RPF shelling of Rwandan soldiers across the border from near Goma last Sunday killed some fleeing Rwandans and turned others into a frenzied mob, trampling one another to death. The presence of armed Rwandans in Zaire sparks a new fear: that they will reorganize in exile to return and fight back. This is one reason that U.N. officials are desperately trying to mobilize an international peacekeeping force, so far with only partial success.
While several African countries have pledged troops, they say they lack equipment. They also want to be assured of prompt reimbursement. One wants payment in advance. With the United Nations' large donors, including the United States, already $3 billion in arrears, that is impossible.
Top U.N. officials are considering shifting troops under U.N. command in Somalia into Rwanda, thus allowing one African trouble spot to deteriorate while shoring up another.
But until the United Nations expands its presence, many of the millions of displaced Rwandans -- including farmers essential to restoring the country's ability to feed itself -- will fear returning. Until then, the United Nations will try to persuade France to remain in a corner of Rwanda beyond its scheduled departure in August.
That wait is "unacceptable, incomprehensible," says Alison Des Forges, a consultant to Human Rights Watch/Africa and a leading expert on Rwanda.
Although wildly exaggerated by propaganda, the Hutu fear of the RPF is rooted partly in fact.
Claude Dusaide, the RPF's representative at the United Nations, acknowledges that RPF troops have killed the Roman Catholic bishops of Kigali, Byumba and Kabgayi, the last of whom sheltered thousands of displaced Tutsis and Hutus.
He also said the RPF had gone from house to house after capturing Kigali, looking for suspected perpetrators of massacres, but he denied assertions that the suspects have disappeared.
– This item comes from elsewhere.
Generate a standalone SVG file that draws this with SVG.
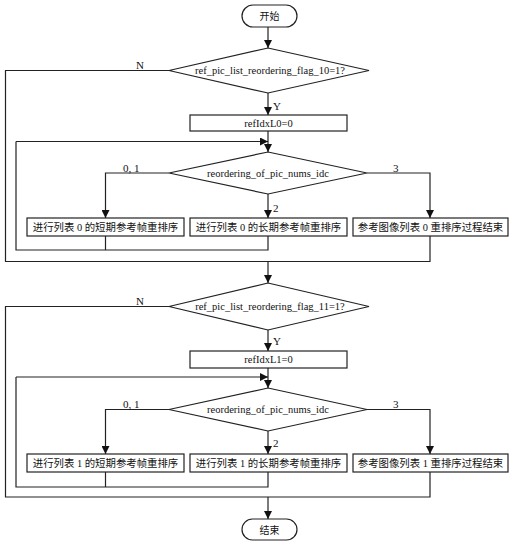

He said they are being held for trial.
Ms. Des Forges said the way the RPF has doled out Cabinet posts to opposition figures is "a little greedy." Mr. Dusaide counters that the RPF, beyond denying a role to opponents who fomented genocide, holds "a moral right to guide the others" because it toppled a dictatorship. He also defended the new government's refusal to call elections for the next five years.
World pressure, the need to secure outside aid and the discipline shown by the RPF's quick march to power all point to sensible restraint by the new government, although the population may take decades to recover emotionally. In one positive sign, the new government has scrapped the identity cards that the previous regime used to distinguish Hutu and Tutsi.
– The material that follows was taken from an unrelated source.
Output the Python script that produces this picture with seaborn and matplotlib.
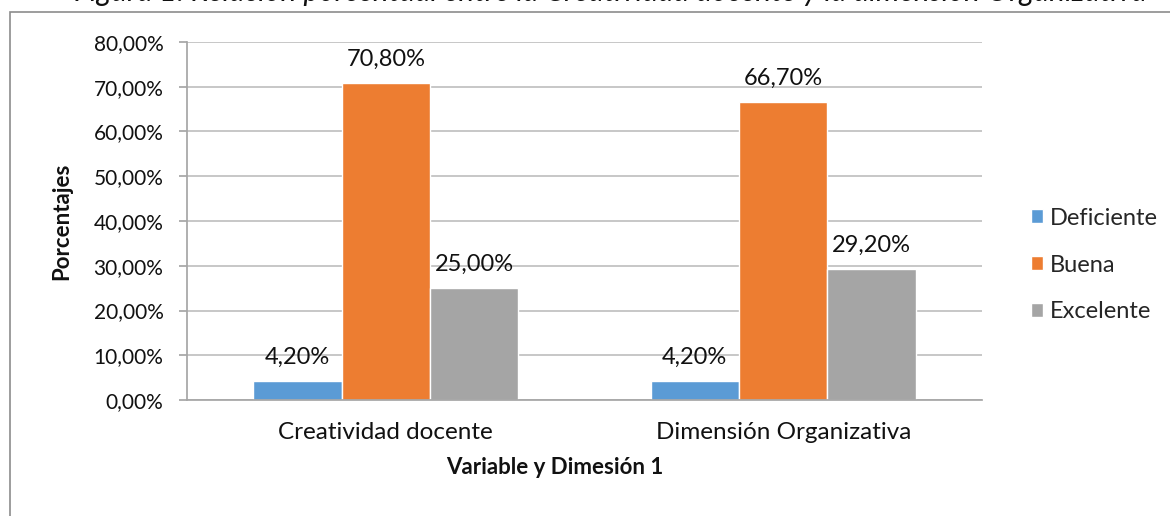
import numpy as np
import pandas as pd
import seaborn as sns
import matplotlib.pyplot as plt
from matplotlib.patches import Rectangle
from matplotlib.ticker import FuncFormatter

# data
categorias = ['Creatividad docente', 'Dimensión Organizativa']
niveles = ['Deficiente', 'Buena', 'Excelente']
deficiente = [4.2, 4.2]
buena = [70.8, 66.7]
excelente = [25.0, 29.2]
colores = ['#5B9BD5', '#ED7D31', '#A5A5A5']

df = pd.DataFrame({
    'categoria': categorias * 3,
    'nivel': [n for n in niveles for _ in categorias],
    'valor': deficiente + buena + excelente,
})

sns.set_theme(style='white')
plt.rcParams['font.family'] = ['Lato', 'DejaVu Sans']

fig = plt.figure(figsize=(11.7, 5.16), dpi=100)
ax = fig.add_axes([187/1170, 1-400/516, (982-187)/1170, (400-42)/516])

sns.barplot(data=df, x='categoria', y='valor', hue='nivel', hue_order=niveles,
            palette=colores, width=0.667, saturation=1, ax=ax, legend=True)

def fmt(v):
    return f'{v:.2f}'.replace('.', ',') + '%'

# data labels
for cont in ax.containers:
    for bar in cont:
        h = bar.get_height()
        ax.annotate(fmt(h), (bar.get_x() + bar.get_width()/2, h),
                    xytext=(0, 13), textcoords='offset pixels',
                    ha='center', va='bottom', fontsize=17, color='#111111')

ax.set_ylim(0, 80)
ax.set_yticks(np.arange(0, 81, 10))
ax.yaxis.set_major_formatter(FuncFormatter(lambda v, p: fmt(v)))
ax.grid(axis='y', color='#bdbdbd', linewidth=1.2)
ax.set_axisbelow(True)
for s in ['top', 'right']:
    ax.spines[s].set_visible(False)
ax.spines['left'].set_color('#a6a6a6')
ax.spines['bottom'].set_color('#a6a6a6')
ax.tick_params(axis='y', length=6, color='#a6a6a6', labelsize=15, pad=11, left=True)
ax.tick_params(axis='x', length=0, labelsize=17.5, pad=16)
for lab in ax.get_xticklabels() + ax.get_yticklabels():
    lab.set_color('#111111')

ax.set_ylabel('Porcentajes', fontsize=16, fontweight='bold', color='#111111', va='center')
ax.yaxis.set_label_coords((62-187)/795, 0.5)
ax.set_xlabel('Variable y Dimesión 1', fontsize=16, fontweight='bold', color='#111111', va='center')
ax.xaxis.set_label_coords((555-187)/795, (400-468)/358)

handles, labels = ax.get_legend_handles_labels()
ax.get_legend().remove()
fig.legend(handles, labels, loc='center left', bbox_to_anchor=(1010/1170, 1-265/516),
           frameon=False, fontsize=17, handlelength=0.5, handleheight=0.5,
           handletextpad=0.3, labelspacing=1.1)

# outer chart frame, cut by the image edge
fig.patches.append(Rectangle((10/1170, -0.1), 1.2, 1.1-12/516, transform=fig.transFigure,
                             fill=False, edgecolor='#8c8c8c', linewidth=1.2))

# caption above the frame, cut off by the top edge
fig.text(74/1170, 1-1/516, 'Figura 1. Relación porcentual entre la Creatividad docente y la dimensión Organizativa',
         fontsize=21.5, style='italic', ha='left', va='baseline', color='#111111')

fig.savefig('out.png', dpi=100)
"These guys are all right. We could do a lot worse," says Chris Hennemeyer, Rwanda director for the Baltimore-based Catholic Relief Services, noting that the RPF has begun to open up displaced-persons camps in areas it controls.
But more than this Vermont-sized nation is at stake. Neighboring Burundi's effort to democratize and break the stranglehold on power of its Tutsi minority is getting shakier, with the Tutsi power structure snatching back government positions it had given up to the Hutu majority.
Hutu militants there show early signs of following Rwanda's gruesome example, says Ms. Des Forges, who cites Hutu broadcasts inciting "hatred and killing."
Beyond Central Africa, the world's leading powers haven't begun to address the question raised first by Bosnia and now by Rwanda: whether they are obliged -- they have the right under international law -- to intervene militarily to prevent or halt genocide.
Wrestling with this question, though, will have to wait. Mr. Atwood, while agreeing that it's worth reviewing whether Rwanda's catastrophe could have been avoided, says, "Now we're seized with the problems ahead of us."
"There are millions of people we can still save," he said.